Cette dernière croyance se montra dans l’Inde après les deux autres. Appartient-elle en propre à la race aryenne ? est-elle venue d’ailleurs ? L’histoire ne nous apprend rien sur cette grave question. Toujours est-il qu’on la voit se produire longtemps après le naturalisme allégorique sorti de la doctrine des Védas, et entraîner les peuples de l’Inde hors des voies que leur traçait la tradition antique. De l’amour de Dieu à l’amour de l’humanité, il n’y a qu’un pas : ce pas fut franchi lorsqu’un fils de roi, Çâkyà-Mouni, quittant le palais de ses pères, parcourut l’Inde en proclamant une doctrine nouvelle ; mais, pour que ce réformateur trouvât à qui parler, il fallait qu’un élément étranger se fût mêlé à la race aryenne. Or cet élément, c’étaient les indigènes, longtemps qualifiés de barbares, qui avaient fini par entrer dans la société indienne, par la pénétrer avec leurs instincts plus naïfs et leurs aspirations vers le merveilleux. Était-il étonnant que l’esprit populaire réagît contre les dogmes imposés jadis par la conquête, quitte, à y revenir plus tard, tant il se rencontre d’incertitude et de mobilité dans les masses ?

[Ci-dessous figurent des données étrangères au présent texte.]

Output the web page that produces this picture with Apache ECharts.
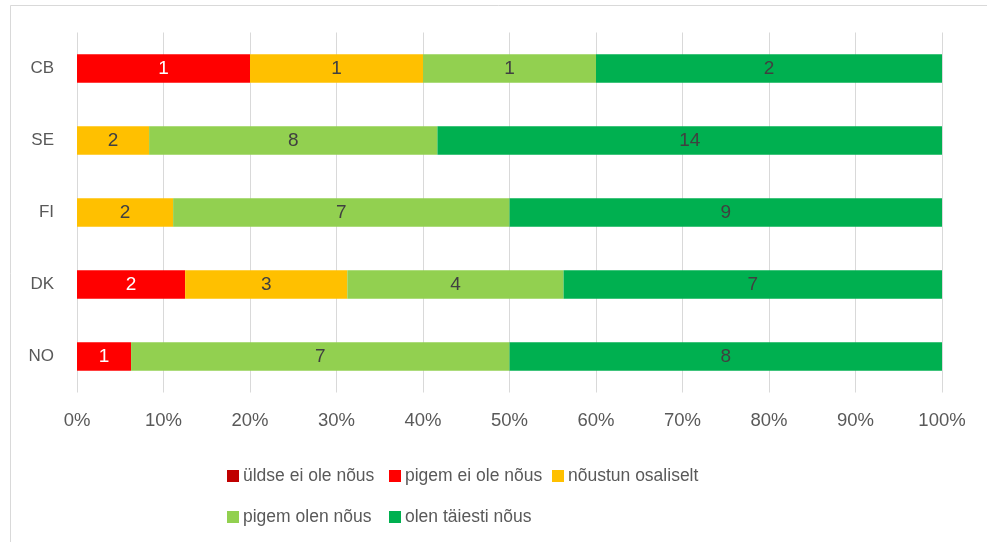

Il y a donc lieu de signaler ce mélange des indigènes à peau noire avec les Aryens au teint blanc comme un fait important, et dont on doit tenir compte quand on parle de la société indienne. Il explique bien des contradictions apparentes, bien des modifications dans les idées religieuses. Aujourd’hui il n’y a plus dans l’Inde de purs Aryens que les brahmanes, et encore beaucoup d’entre eux, qui passent pour de faux brahmanes tardivement affiliés à la caste suprême, n’ont-ils aucun droit à revendiquer un titre de noblesse qu’ils s’arrogent sans preuves. La masse des populations indiennes se compose presque tout entière des descendans des peuples autochthones. À mesure que la race conquérante s’avançait vers le sud et vers l’ouest, des villages composés d’artisans et de laboureurs demandaient à entrer dans le système politique et religieux qui la régissait et constituait sa force. Le brahmanisme adoptait comme enfans de la famille aryenne ces utiles et pacifiques travailleurs ; il leur donnait rang parmi les gens de la troisième caste, les vaïcyas, en leur conférant le cordon d’investiture comme récompense de leur conversion. Porter en sautoir le cordon fait de trois brins de laine[1], fut-on chaudronnier ou tisserand, c’est dire à la face de tous : « J’appartiens par naissance ou par adoption à la race des Aryens, à une caste

  1. Le cordon d’investure est de coton et en trois fils pour un brahmane, de trois fils de chanvre pour un kchattrya, et de trois brins de laine filée pour un vaïcya.